Professional golf has never been more financially rewarding or more internally fractured than it is today. The Saudi-backed LIV Golf series, now in its third season, has paid over $1.8 billion in prize money and signing fees to players including Dustin Johnson, Bryson DeChambeau and, most damagingly for the traditional game, Phil Mickelson — while the PGA Tour has responded with its own financial restructuring that raised player compensation dramatically.
The Merger That Never Was
June 2023’s announcement of a framework agreement between the PGA Tour, DP World Tour and LIF Golf’s Saudi backers appeared to signal an end to the hostilities. It was not. Nearly two years on, the detailed negotiations remain deadlocked over control, governance structures and the fundamental question of whether elite professional golf can operate as a single coherent ecosystem again.

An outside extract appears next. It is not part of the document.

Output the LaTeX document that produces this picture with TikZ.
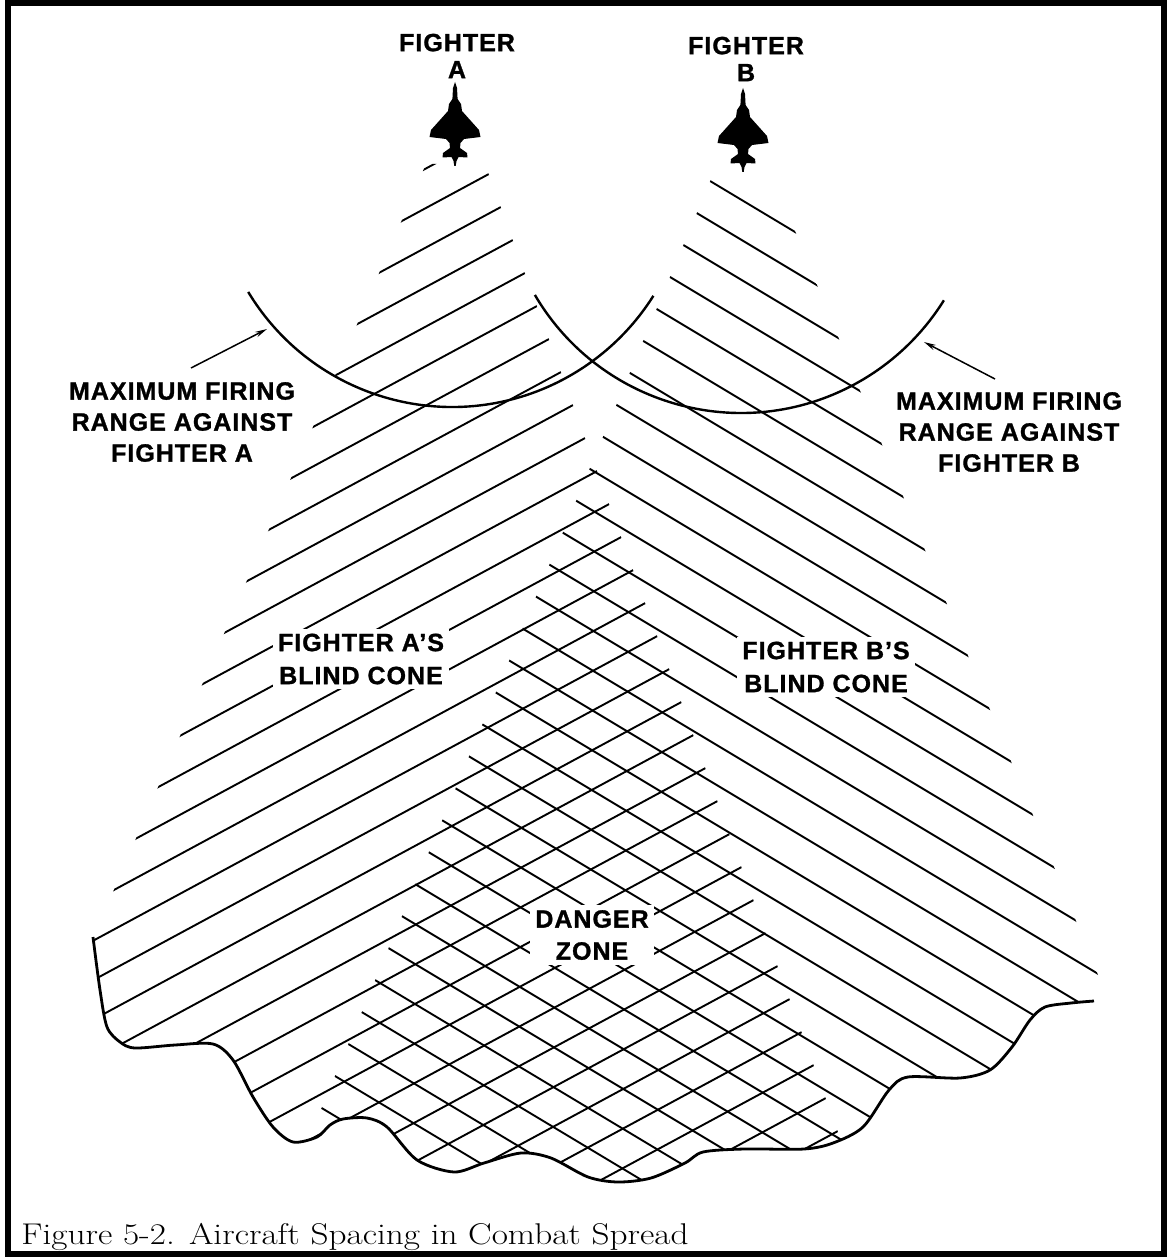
\documentclass[tikz,border=0pt]{standalone}
\usepackage{fontspec}
\usepackage{graphicx}
\usetikzlibrary{arrows.meta}
\newfontfamily\tagfont[LetterSpace=4, FakeBold=1.2]{Liberation Sans}

% wavy lower edge of both blind cones
\newcommand\shoreline{plot[smooth, tension=0.5] coordinates {(93,937) (100,990) (107,1027) (120,1042) (135,1048) (175,1045) (213,1044) (233,1060) (253,1097) (273,1127) (293,1142) (317,1137) (330,1125) (343,1119) (367,1118) (387,1127) (417,1160) (454,1172) (484,1163) (521,1153) (551,1158) (588,1177) (618,1182) (651,1178) (685,1163) (703,1152) (744,1149) (804,1149) (833,1143) (863,1127) (889,1090) (908,1077) (960,1078) (990,1070) (1012,1047) (1030,1020) (1045,1007) (1071,1003) (1094,1001)}}

\tikzset{
  hatch/.style={line width=0.95pt},
  range arc/.style={line width=1.2pt},
  rim/.style={line width=1.4pt, line join=round},
  jet tag/.style={font=\tagfont\bfseries\fontsize{12.5}{13.5}\selectfont, align=center, inner sep=0pt},
  range tag/.style={font=\tagfont\bfseries\fontsize{12.5}{15.5}\selectfont, align=center, inner sep=0pt},
  cone tag/.style={font=\tagfont\bfseries\fontsize{12.5}{16.5}\selectfont, align=center, fill=white, inner sep=2.5pt},
  pointer/.style={line width=0.75pt, -{Stealth[length=6pt,width=2.8pt]}},
  jet/.pic={
    \fill (0,0) -- (2,6) -- (2.6,17) -- (6,22) -- (7,29) -- (24,48) -- (25.5,55)
      -- (9,57) -- (5.5,61) -- (5,66) -- (12,71) -- (12.5,75.5) -- (3.5,75) -- (1.5,79)
      -- (0.7,84) -- (-0.7,84) -- (-1.5,79) -- (-3.5,75) -- (-12.5,75.5) -- (-12,71)
      -- (-5,66) -- (-5.5,61) -- (-9,57) -- (-25.5,55) -- (-24,48) -- (-7,29)
      -- (-6,22) -- (-2.6,17) -- (-2,6) -- cycle;
  }
}

\begin{document}
\begin{tikzpicture}[x=0.5pt, y=-0.5pt]
  \useasboundingbox (0,0) rectangle (1167,1257);

  % hatching of the two blind cones, cut off by the wavy edge
  \begin{scope}
    \clip \shoreline -- (1200,1001) -- (1200,100) -- (0,100) -- (0,937) -- cycle;
    % fighter A's cone
    \begin{scope}
      \clip (426,164) -- (485,164) -- (881,1250) -- (-41,1250) -- cycle;
      \foreach \k in {-1,...,30}
        \draw[hatch] (0,{438+39.5*\k}) -- ++(1200,-648);
    \end{scope}
    % fighter B's cone
    \begin{scope}
      \clip (714,172) -- (771,172) -- (1210,1250) -- (262,1250) -- cycle;
      \foreach \k in {-2,...,29}
        \draw[hatch] (0,{-165+40*\k}) -- ++(1200,720);
    \end{scope}
  \end{scope}
  \draw[rim] \shoreline;

  % text inside the hatching
  \node[cone tag] (coneA) at (361,659) {FIGHTER A’S\\BLIND CONE};
  \node[cone tag] (coneB) at (826,667) {FIGHTER B’S\\BLIND CONE};
  \node[cone tag, font=\tagfont\bfseries\fontsize{12.5}{16}\selectfont] (danger) at (592,935) {DANGER\\ZONE};

  % the two fighters
  \pic (jetA) at (455,82) {jet};
  \pic (jetB) at (743,88) {jet};
  \node[jet tag] (fighterA) at (457,56) {FIGHTER\\A};
  \node[jet tag] (fighterB) at (746,59) {FIGHTER\\B};

  % maximum firing range arcs round each tail
  \coordinate (tailA) at (452,169);
  \coordinate (tailB) at (741,174);
  \draw[range arc] (tailA) ++(148.9:238) arc[start angle=148.9, end angle=32.2, radius=238];
  \draw[range arc] (tailB) ++(149.6:239) arc[start angle=149.6, end angle=31.9, radius=239];

  % callouts for the arcs
  \node[range tag] (rangeA) at (182,422) {MAXIMUM FIRING\\RANGE AGAINST\\FIGHTER A};
  \node[range tag] (rangeB) at (1009,432) {MAXIMUM FIRING\\RANGE AGAINST\\FIGHTER B};
  \coordinate (startA) at (191,368);
  \coordinate (hitA) at (267,329);
  \coordinate (startB) at (995,379);
  \coordinate (hitB) at (924,342);
  \draw[pointer] (startA) -- (hitA);
  \draw[pointer] (startB) -- (hitB);

  % frame and caption
  \draw[line width=3pt] (8,3) rectangle (1164,1254);
  \node[anchor=base west, inner sep=0pt] (caption) at (21,1244)
    {\scalebox{1.175}[1]{\fontsize{15}{17}\selectfont Figure 5-2. Aircraft Spacing in Combat Spread}};
\end{tikzpicture}
\end{document}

Rory McIlroy’s Lonely Stand
No player has done more to try to preserve the traditional model of professional golf than Rory McIlroy. The world number one turned down what he later described as “more money than I could spend in ten lifetimes” to remain with the PGA Tour, and has been the sport’s most vocal defender of the establishment.
“Golf is bigger than any of us,” McIlroy told reporters this week. “What we’re trying to protect isn’t just our interests — it’s the interests of the game 50 years from now.”